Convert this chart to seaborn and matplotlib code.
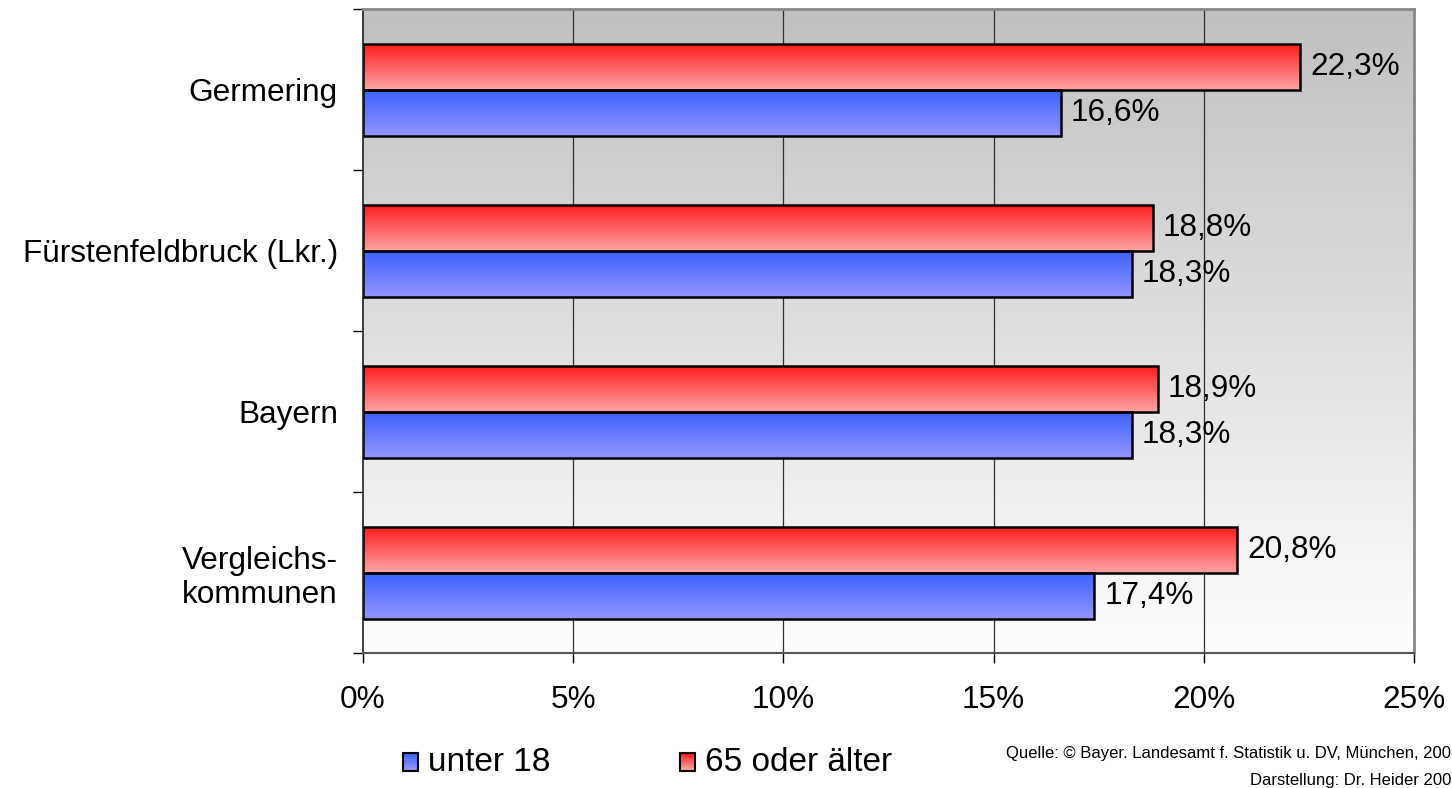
import numpy as np
import pandas as pd
import matplotlib
matplotlib.use("Agg")
import matplotlib.pyplot as plt
import seaborn as sns
from matplotlib.patches import Rectangle
from matplotlib.legend_handler import HandlerBase
from matplotlib.colors import to_rgb

regions = ["Germering", "Fürstenfeldbruck (Lkr.)", "Bayern", "Vergleichs-\nkommunen"]
unter_18 = [16.6, 18.3, 18.3, 17.4]
ab_65 = [22.3, 18.8, 18.9, 20.8]
groups = ["unter 18", "65 oder älter"]
x_ticks = [0, 5, 10, 15, 20, 25]

FS = 22.7

# gradient endpoints (top, bottom) for each series
grad = {
    "65 oder älter": ("#ff1c1c", "#ffa4a4"),
    "unter 18": ("#3a62ff", "#9494ff"),
}
palette = {"65 oder älter": "#ff1c1c", "unter 18": "#3a62ff"}

df = pd.DataFrame({
    "Region": regions * 2,
    "Gruppe": ["65 oder älter"] * len(regions) + ["unter 18"] * len(regions),
    "Anteil": ab_65 + unter_18,
})

sns.set_theme(style="white")
plt.rcParams["font.family"] = ["Liberation Sans", "DejaVu Sans"]
plt.rcParams["text.color"] = "black"
plt.rcParams["xtick.color"] = "black"
plt.rcParams["ytick.color"] = "black"

fig = plt.figure(figsize=(14.52, 7.88), dpi=100)
ax = fig.add_axes([0.25, 0.1713, 0.7238, 0.8167])

sns.barplot(data=df, x="Anteil", y="Region", hue="Gruppe",
            hue_order=["65 oder älter", "unter 18"], order=regions,
            orient="h", width=0.572, palette=palette, legend=False,
            ax=ax, saturation=1)

ax.set_xlim(0, 25)
ax.set_ylim(3.5, -0.5)


def gradient_img(top, bottom, n=64):
    t = np.linspace(0, 1, n)[:, None]
    c0 = np.array(to_rgb(top))
    c1 = np.array(to_rgb(bottom))
    return (c0 * (1 - t) + c1 * t)[:, None, :]


# plot-area background: grey at the top fading to white
ax.imshow(gradient_img("#c0c0c0", "#fefefe", 256), extent=[0, 1, 0, 1],
          transform=ax.transAxes, aspect="auto", zorder=0, origin="upper")

# gradient fill inside each bar
for container, name in zip(ax.containers, ["65 oder älter", "unter 18"]):
    top, bottom = grad[name]
    for bar in container:
        x0, y0 = bar.get_x(), bar.get_y()
        w, h = bar.get_width(), bar.get_height()
        img = ax.imshow(gradient_img(top, bottom), extent=[x0, x0 + w, y0 + h, y0],
                        aspect="auto", origin="upper", zorder=2,
                        interpolation="bilinear")
        img.set_clip_path(bar)
        bar.set_facecolor("none")
        bar.set_edgecolor("black")
        bar.set_linewidth(1.8)
        bar.set_zorder(3)
    ax.bar_label(container,
                 labels=[f"{v:.1f}%".replace(".", ",") for v in container.datavalues],
                 padding=7, fontsize=FS, color="black")

ax.set_xlim(0, 25)
ax.set_ylim(3.5, -0.5)

# vertical grid
for xv in x_ticks[1:-1]:
    ax.axvline(xv, color="#303030", lw=0.9, zorder=1)

ax.set_xticks(x_ticks)
ax.set_xticklabels([f"{v}%" for v in x_ticks], fontsize=FS)
ax.set_yticks(range(len(regions)))
ax.set_yticklabels(regions, fontsize=FS, ma="right", linespacing=1.15)
ax.set_yticks(np.arange(-0.5, len(regions), 1), minor=True)
ax.tick_params(axis="y", which="major", length=0, pad=18)
ax.tick_params(axis="y", which="minor", length=7, width=1, color="black", direction="out", left=True)
ax.tick_params(axis="x", which="major", length=7, width=1, color="black", direction="out", pad=16, bottom=True)
ax.set_xlabel("")
ax.set_ylabel("")

for side in ["top", "right"]:
    ax.spines[side].set_color("#888888")
    ax.spines[side].set_linewidth(2)
ax.spines["left"].set_color("#202020")
ax.spines["left"].set_linewidth(1.2)
ax.spines["bottom"].set_color("#555555")
ax.spines["bottom"].set_linewidth(1.5)
for s in ax.spines.values():
    s.set_zorder(5)


class GradientSquare(HandlerBase):
    def __init__(self, top, bottom):
        super().__init__()
        self.top, self.bottom = top, bottom

    def create_artists(self, legend, orig_handle, xdescent, ydescent,
                       width, height, fontsize, trans):
        artists = []
        n = 8
        cols = gradient_img(self.top, self.bottom, n)[:, 0, :]
        y_base = -ydescent - 0.12 * height
        for i in range(n):
            r = Rectangle((-xdescent, y_base + height * (n - 1 - i) / n),
                          width, height / n, facecolor=cols[i], edgecolor="none",
                          transform=trans)
            artists.append(r)
        artists.append(Rectangle((-xdescent, y_base), width, height,
                                 facecolor="none", edgecolor="black", lw=1.5,
                                 transform=trans))
        return artists


h_blue = Rectangle((0, 0), 1, 1)
h_red = Rectangle((0, 0), 1, 1)
fig.legend([h_blue, h_red], groups,
           handler_map={h_blue: GradientSquare(*grad["unter 18"]),
                        h_red: GradientSquare(*grad["65 oder älter"])},
           loc="center left", bbox_to_anchor=(0.2775, 0.032), ncol=2,
           frameon=False, fontsize=24, handlelength=0.45, handleheight=0.45,
           handletextpad=0.3, columnspacing=3.9, borderpad=0, borderaxespad=0)

# source note in the lower right corner
note_font = dict(ha="right", va="baseline", fontsize=12, color="black")
fig.text(1.006, 1 - 758 / 788, "Quelle: © Bayer. Landesamt f. Statistik u. DV, München, 2008",
         **note_font)
fig.text(1.006, 1 - 785 / 788, "Darstellung: Dr. Heider 2008", **note_font)

fig.savefig("out.png", dpi=100)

════════════════

**TASK BRIEF:**
Retype the whole listing exactly and leave the pictures out.

**WORKED SOLUTION:**
Convert this chart to seaborn and matplotlib code.
import numpy as np
import pandas as pd
import matplotlib
matplotlib.use("Agg")
import matplotlib.pyplot as plt
import seaborn as sns
from matplotlib.patches import Rectangle
from matplotlib.legend_handler import HandlerBase
from matplotlib.colors import to_rgb

regions = ["Germering", "Fürstenfeldbruck (Lkr.)", "Bayern", "Vergleichs-\nkommunen"]
unter_18 = [16.6, 18.3, 18.3, 17.4]
ab_65 = [22.3, 18.8, 18.9, 20.8]
groups = ["unter 18", "65 oder älter"]
x_ticks = [0, 5, 10, 15, 20, 25]

FS = 22.7

# gradient endpoints (top, bottom) for each series
grad = {
    "65 oder älter": ("#ff1c1c", "#ffa4a4"),
    "unter 18": ("#3a62ff", "#9494ff"),
}
palette = {"65 oder älter": "#ff1c1c", "unter 18": "#3a62ff"}

df = pd.DataFrame({
    "Region": regions * 2,
    "Gruppe": ["65 oder älter"] * len(regions) + ["unter 18"] * len(regions),
    "Anteil": ab_65 + unter_18,
})

sns.set_theme(style="white")
plt.rcParams["font.family"] = ["Liberation Sans", "DejaVu Sans"]
plt.rcParams["text.color"] = "black"
plt.rcParams["xtick.color"] = "black"
plt.rcParams["ytick.color"] = "black"

fig = plt.figure(figsize=(14.52, 7.88), dpi=100)
ax = fig.add_axes([0.25, 0.1713, 0.7238, 0.8167])

sns.barplot(data=df, x="Anteil", y="Region", hue="Gruppe",
            hue_order=["65 oder älter", "unter 18"], order=regions,
            orient="h", width=0.572, palette=palette, legend=False,
            ax=ax, saturation=1)

ax.set_xlim(0, 25)
ax.set_ylim(3.5, -0.5)


def gradient_img(top, bottom, n=64):
    t = np.linspace(0, 1, n)[:, None]
    c0 = np.array(to_rgb(top))
    c1 = np.array(to_rgb(bottom))
    return (c0 * (1 - t) + c1 * t)[:, None, :]


# plot-area background: grey at the top fading to white
ax.imshow(gradient_img("#c0c0c0", "#fefefe", 256), extent=[0, 1, 0, 1],
          transform=ax.transAxes, aspect="auto", zorder=0, origin="upper")

# gradient fill inside each bar
for container, name in zip(ax.containers, ["65 oder älter", "unter 18"]):
    top, bottom = grad[name]
    for bar in container:
        x0, y0 = bar.get_x(), bar.get_y()
        w, h = bar.get_width(), bar.get_height()
        img = ax.imshow(gradient_img(top, bottom), extent=[x0, x0 + w, y0 + h, y0],
                        aspect="auto", origin="upper", zorder=2,
                        interpolation="bilinear")
        img.set_clip_path(bar)
        bar.set_facecolor("none")
        bar.set_edgecolor("black")
        bar.set_linewidth(1.8)
        bar.set_zorder(3)
    ax.bar_label(container,
                 labels=[f"{v:.1f}%".replace(".", ",") for v in container.datavalues],
                 padding=7, fontsize=FS, color="black")

ax.set_xlim(0, 25)
ax.set_ylim(3.5, -0.5)

# vertical grid
for xv in x_ticks[1:-1]:
    ax.axvline(xv, color="#303030", lw=0.9, zorder=1)

ax.set_xticks(x_ticks)
ax.set_xticklabels([f"{v}%" for v in x_ticks], fontsize=FS)
ax.set_yticks(range(len(regions)))
ax.set_yticklabels(regions, fontsize=FS, ma="right", linespacing=1.15)
ax.set_yticks(np.arange(-0.5, len(regions), 1), minor=True)
ax.tick_params(axis="y", which="major", length=0, pad=18)
ax.tick_params(axis="y", which="minor", length=7, width=1, color="black", direction="out", left=True)
ax.tick_params(axis="x", which="major", length=7, width=1, color="black", direction="out", pad=16, bottom=True)
ax.set_xlabel("")
ax.set_ylabel("")

for side in ["top", "right"]:
    ax.spines[side].set_color("#888888")
    ax.spines[side].set_linewidth(2)
ax.spines["left"].set_color("#202020")
ax.spines["left"].set_linewidth(1.2)
ax.spines["bottom"].set_color("#555555")
ax.spines["bottom"].set_linewidth(1.5)
for s in ax.spines.values():
    s.set_zorder(5)


class GradientSquare(HandlerBase):
    def __init__(self, top, bottom):
        super().__init__()
        self.top, self.bottom = top, bottom

    def create_artists(self, legend, orig_handle, xdescent, ydescent,
                       width, height, fontsize, trans):
        artists = []
        n = 8
        cols = gradient_img(self.top, self.bottom, n)[:, 0, :]
        y_base = -ydescent - 0.12 * height
        for i in range(n):
            r = Rectangle((-xdescent, y_base + height * (n - 1 - i) / n),
                          width, height / n, facecolor=cols[i], edgecolor="none",
                          transform=trans)
            artists.append(r)
        artists.append(Rectangle((-xdescent, y_base), width, height,
                                 facecolor="none", edgecolor="black", lw=1.5,
                                 transform=trans))
        return artists


h_blue = Rectangle((0, 0), 1, 1)
h_red = Rectangle((0, 0), 1, 1)
fig.legend([h_blue, h_red], groups,
           handler_map={h_blue: GradientSquare(*grad["unter 18"]),
                        h_red: GradientSquare(*grad["65 oder älter"])},
           loc="center left", bbox_to_anchor=(0.2775, 0.032), ncol=2,
           frameon=False, fontsize=24, handlelength=0.45, handleheight=0.45,
           handletextpad=0.3, columnspacing=3.9, borderpad=0, borderaxespad=0)

# source note in the lower right corner
note_font = dict(ha="right", va="baseline", fontsize=12, color="black")
fig.text(1.006, 1 - 758 / 788, "Quelle: © Bayer. Landesamt f. Statistik u. DV, München, 2008",
         **note_font)
fig.text(1.006, 1 - 785 / 788, "Darstellung: Dr. Heider 2008", **note_font)

fig.savefig("out.png", dpi=100)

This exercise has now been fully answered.